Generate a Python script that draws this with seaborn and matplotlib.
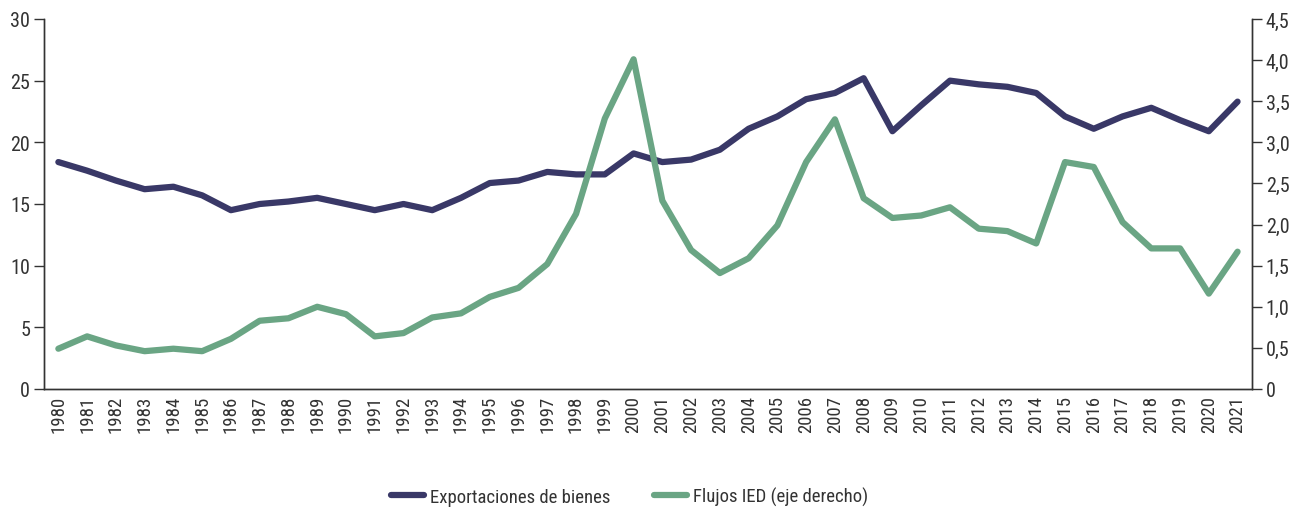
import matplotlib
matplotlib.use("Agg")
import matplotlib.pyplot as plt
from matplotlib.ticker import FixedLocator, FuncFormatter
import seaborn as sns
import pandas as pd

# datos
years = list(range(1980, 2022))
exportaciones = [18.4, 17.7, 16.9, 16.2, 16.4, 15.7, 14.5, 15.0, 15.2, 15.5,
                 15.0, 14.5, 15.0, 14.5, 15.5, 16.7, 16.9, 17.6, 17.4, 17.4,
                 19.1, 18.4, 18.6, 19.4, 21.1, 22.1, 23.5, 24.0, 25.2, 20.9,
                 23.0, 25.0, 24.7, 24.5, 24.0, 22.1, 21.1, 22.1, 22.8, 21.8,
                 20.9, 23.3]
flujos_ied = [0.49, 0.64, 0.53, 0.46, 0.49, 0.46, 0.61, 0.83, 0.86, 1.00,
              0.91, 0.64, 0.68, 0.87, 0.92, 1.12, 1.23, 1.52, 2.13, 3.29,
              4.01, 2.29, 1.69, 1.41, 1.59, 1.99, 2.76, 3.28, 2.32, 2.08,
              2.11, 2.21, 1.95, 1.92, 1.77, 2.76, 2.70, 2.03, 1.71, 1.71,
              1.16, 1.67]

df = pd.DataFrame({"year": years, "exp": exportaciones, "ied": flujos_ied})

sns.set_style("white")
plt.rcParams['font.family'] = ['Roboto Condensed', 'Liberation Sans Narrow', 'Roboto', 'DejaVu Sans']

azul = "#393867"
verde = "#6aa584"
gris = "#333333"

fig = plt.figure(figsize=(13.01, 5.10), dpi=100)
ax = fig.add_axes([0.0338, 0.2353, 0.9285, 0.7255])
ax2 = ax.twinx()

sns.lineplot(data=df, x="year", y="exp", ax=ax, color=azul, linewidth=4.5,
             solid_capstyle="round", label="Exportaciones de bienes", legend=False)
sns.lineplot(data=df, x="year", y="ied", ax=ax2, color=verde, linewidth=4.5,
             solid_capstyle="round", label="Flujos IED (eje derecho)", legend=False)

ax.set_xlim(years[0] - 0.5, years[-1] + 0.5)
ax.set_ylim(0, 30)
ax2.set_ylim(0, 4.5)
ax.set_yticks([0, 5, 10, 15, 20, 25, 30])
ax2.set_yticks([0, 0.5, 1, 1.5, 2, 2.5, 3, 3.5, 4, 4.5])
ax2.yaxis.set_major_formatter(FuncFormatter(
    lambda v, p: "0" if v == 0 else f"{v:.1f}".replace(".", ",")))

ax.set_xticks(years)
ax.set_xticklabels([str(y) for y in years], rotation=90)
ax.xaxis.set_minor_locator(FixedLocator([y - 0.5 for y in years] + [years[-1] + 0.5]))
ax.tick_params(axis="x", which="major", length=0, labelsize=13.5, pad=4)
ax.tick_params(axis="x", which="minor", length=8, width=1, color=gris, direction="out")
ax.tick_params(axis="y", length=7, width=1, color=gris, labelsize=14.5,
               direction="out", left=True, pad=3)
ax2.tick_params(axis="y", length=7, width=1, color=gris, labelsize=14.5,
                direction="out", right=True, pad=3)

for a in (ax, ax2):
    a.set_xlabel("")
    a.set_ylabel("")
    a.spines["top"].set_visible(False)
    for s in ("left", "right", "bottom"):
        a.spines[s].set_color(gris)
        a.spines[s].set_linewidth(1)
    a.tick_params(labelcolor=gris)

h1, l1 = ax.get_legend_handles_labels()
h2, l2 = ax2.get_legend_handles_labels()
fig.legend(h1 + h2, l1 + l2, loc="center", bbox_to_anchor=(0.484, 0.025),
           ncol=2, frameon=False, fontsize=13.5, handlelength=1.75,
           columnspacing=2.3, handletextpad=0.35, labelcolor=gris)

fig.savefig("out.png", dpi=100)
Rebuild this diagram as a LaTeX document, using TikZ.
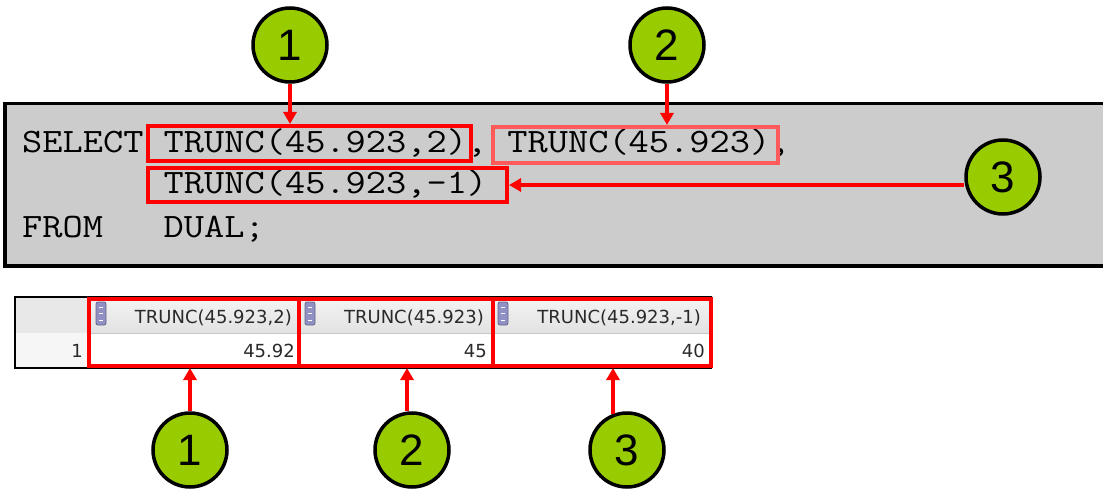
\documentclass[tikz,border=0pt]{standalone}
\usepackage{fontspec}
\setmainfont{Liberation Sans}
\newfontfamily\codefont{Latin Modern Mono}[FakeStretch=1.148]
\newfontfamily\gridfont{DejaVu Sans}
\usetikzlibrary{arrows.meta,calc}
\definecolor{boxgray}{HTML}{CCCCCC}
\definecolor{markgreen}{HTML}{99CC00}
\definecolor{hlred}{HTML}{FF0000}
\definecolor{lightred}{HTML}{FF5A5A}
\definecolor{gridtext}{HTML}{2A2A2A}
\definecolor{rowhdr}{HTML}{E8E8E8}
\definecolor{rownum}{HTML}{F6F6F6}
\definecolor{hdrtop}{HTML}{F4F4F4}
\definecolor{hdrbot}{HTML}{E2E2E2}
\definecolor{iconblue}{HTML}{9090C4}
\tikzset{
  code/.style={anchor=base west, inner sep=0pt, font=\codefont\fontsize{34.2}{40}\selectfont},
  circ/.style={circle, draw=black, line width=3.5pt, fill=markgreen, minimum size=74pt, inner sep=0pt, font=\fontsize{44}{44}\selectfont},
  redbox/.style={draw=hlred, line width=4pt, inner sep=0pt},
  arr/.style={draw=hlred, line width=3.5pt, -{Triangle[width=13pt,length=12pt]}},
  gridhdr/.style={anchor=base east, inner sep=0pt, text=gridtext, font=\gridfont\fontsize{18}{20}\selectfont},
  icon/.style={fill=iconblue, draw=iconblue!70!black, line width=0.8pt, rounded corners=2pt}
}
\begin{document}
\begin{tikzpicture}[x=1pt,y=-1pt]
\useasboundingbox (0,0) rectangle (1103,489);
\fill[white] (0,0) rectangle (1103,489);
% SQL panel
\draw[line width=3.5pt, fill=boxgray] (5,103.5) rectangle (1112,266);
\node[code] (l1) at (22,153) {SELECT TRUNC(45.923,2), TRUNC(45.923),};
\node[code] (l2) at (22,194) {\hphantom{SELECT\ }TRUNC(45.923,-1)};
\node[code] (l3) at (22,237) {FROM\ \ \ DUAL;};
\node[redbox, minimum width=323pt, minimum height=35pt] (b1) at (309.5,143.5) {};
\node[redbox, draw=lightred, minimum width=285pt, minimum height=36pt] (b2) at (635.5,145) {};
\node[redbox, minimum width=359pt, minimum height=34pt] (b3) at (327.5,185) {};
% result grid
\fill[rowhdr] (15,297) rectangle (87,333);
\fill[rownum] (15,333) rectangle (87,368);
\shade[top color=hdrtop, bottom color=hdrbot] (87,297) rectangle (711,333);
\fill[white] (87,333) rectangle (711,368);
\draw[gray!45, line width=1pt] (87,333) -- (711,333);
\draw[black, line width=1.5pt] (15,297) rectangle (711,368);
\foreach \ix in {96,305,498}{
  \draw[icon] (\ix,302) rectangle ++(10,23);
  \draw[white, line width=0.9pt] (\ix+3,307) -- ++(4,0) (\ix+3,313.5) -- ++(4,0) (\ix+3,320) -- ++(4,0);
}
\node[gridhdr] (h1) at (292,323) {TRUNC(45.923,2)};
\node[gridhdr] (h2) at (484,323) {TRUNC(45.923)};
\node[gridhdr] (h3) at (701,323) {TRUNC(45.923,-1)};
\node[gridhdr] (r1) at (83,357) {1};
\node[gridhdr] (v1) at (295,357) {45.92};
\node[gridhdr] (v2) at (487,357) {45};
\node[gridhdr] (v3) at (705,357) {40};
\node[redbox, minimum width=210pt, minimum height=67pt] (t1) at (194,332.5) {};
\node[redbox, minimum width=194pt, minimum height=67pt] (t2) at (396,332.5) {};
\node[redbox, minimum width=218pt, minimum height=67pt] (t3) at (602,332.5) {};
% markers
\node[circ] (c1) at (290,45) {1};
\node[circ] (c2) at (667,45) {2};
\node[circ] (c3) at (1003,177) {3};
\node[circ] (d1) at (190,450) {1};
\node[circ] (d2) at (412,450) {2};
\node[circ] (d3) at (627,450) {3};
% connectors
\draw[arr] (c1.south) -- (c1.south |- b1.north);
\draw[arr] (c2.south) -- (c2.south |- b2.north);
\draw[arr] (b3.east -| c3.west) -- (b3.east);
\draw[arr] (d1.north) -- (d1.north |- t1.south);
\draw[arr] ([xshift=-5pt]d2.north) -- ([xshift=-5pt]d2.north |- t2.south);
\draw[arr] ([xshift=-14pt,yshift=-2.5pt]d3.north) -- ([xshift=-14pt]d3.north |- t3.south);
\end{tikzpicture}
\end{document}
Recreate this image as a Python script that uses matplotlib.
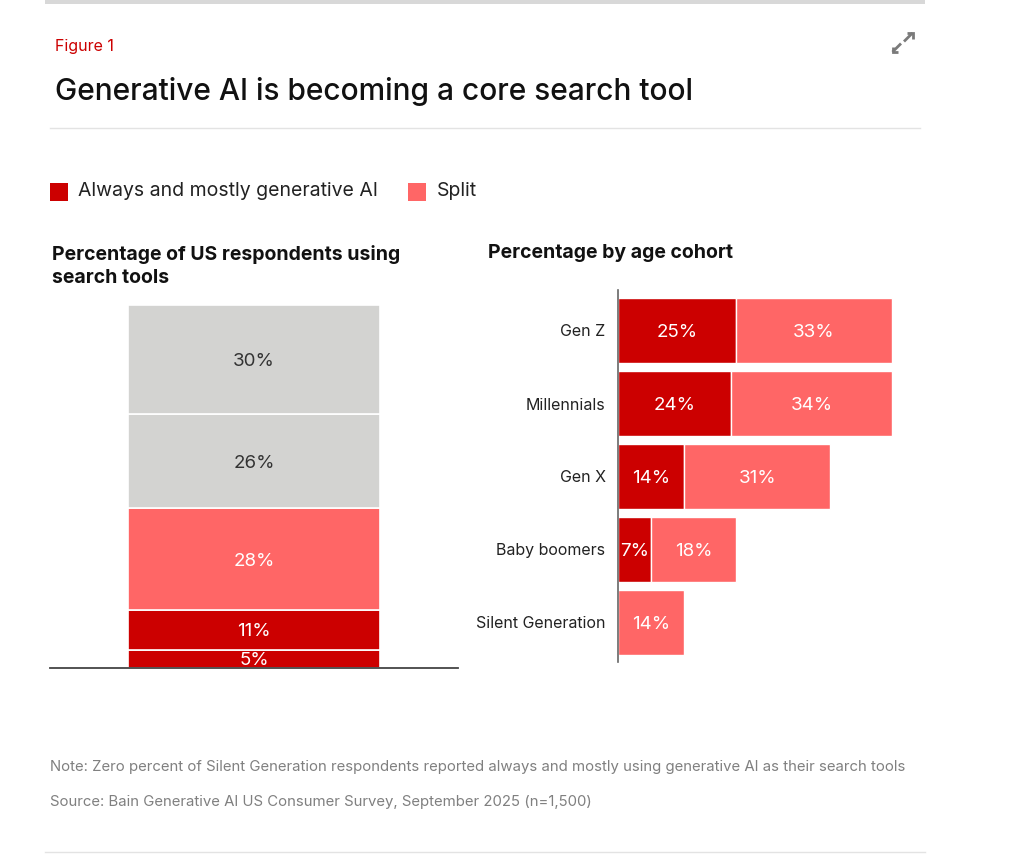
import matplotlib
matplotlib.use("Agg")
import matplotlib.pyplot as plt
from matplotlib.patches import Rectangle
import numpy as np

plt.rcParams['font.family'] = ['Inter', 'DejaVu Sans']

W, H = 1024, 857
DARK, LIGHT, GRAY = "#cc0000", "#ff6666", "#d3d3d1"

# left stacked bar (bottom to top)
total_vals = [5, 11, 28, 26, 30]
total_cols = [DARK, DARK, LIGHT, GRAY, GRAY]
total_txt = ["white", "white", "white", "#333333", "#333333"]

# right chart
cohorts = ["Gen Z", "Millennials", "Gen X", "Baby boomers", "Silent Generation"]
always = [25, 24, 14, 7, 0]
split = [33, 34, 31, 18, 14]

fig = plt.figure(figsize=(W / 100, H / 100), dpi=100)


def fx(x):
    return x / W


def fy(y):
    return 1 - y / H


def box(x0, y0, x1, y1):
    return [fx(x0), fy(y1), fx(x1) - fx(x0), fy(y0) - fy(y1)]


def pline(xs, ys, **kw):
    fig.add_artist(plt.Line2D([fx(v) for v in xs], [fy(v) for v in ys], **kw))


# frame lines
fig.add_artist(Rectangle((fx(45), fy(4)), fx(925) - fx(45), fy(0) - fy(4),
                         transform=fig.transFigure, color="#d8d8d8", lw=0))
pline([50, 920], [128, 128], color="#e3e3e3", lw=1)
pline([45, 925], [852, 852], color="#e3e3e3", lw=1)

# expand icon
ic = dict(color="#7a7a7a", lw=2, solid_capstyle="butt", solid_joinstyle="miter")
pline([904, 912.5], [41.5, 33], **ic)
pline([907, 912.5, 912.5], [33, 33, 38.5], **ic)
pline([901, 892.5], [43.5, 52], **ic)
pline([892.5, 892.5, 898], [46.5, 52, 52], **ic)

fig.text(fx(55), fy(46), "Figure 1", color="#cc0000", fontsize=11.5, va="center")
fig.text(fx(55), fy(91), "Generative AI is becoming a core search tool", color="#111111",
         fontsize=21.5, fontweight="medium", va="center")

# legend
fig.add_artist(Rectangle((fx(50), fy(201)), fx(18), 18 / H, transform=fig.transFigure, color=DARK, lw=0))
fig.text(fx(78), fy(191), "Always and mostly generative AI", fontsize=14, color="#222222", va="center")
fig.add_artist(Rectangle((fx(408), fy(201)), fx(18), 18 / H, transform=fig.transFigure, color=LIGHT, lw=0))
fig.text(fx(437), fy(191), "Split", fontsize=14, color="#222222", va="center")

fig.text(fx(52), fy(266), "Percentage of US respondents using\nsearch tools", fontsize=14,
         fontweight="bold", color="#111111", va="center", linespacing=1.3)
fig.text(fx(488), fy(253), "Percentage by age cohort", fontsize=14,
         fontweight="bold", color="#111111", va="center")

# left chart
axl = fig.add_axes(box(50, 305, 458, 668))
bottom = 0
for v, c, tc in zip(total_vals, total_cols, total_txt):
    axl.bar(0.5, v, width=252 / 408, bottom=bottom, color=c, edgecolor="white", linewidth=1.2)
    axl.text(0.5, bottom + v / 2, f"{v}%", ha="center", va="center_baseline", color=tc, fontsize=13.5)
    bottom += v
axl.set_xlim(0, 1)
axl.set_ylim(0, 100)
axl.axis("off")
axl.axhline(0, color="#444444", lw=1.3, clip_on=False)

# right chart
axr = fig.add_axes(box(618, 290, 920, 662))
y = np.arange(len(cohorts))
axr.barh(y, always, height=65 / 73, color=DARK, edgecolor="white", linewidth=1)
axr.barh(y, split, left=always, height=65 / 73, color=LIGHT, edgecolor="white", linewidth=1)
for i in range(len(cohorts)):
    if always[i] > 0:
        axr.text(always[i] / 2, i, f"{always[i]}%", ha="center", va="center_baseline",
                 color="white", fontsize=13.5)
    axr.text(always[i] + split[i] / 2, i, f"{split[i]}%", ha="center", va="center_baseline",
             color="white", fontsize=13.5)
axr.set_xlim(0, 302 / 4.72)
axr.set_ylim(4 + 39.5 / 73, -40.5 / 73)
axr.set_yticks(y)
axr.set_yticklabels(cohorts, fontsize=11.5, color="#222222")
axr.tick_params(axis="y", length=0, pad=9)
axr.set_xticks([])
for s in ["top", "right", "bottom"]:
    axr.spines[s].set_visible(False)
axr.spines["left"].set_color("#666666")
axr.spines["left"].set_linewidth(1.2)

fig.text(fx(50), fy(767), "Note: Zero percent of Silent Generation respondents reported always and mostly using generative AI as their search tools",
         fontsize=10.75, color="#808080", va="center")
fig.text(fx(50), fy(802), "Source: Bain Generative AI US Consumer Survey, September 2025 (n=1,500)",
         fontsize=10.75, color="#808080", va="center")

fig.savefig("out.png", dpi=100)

STATED EXERCISE -
Repeat, word for word, the lines of the material above from the one holding "Recreate this image" through the one holding "plt.rcParams['font.family'] = ['Inter', 'DejaVu". Leave out pictures.

WRITTEN SOLUTION -
Recreate this image as a Python script that uses matplotlib.
import matplotlib
matplotlib.use("Agg")
import matplotlib.pyplot as plt
from matplotlib.patches import Rectangle
import numpy as np

plt.rcParams['font.family'] = ['Inter', 'DejaVu Sans']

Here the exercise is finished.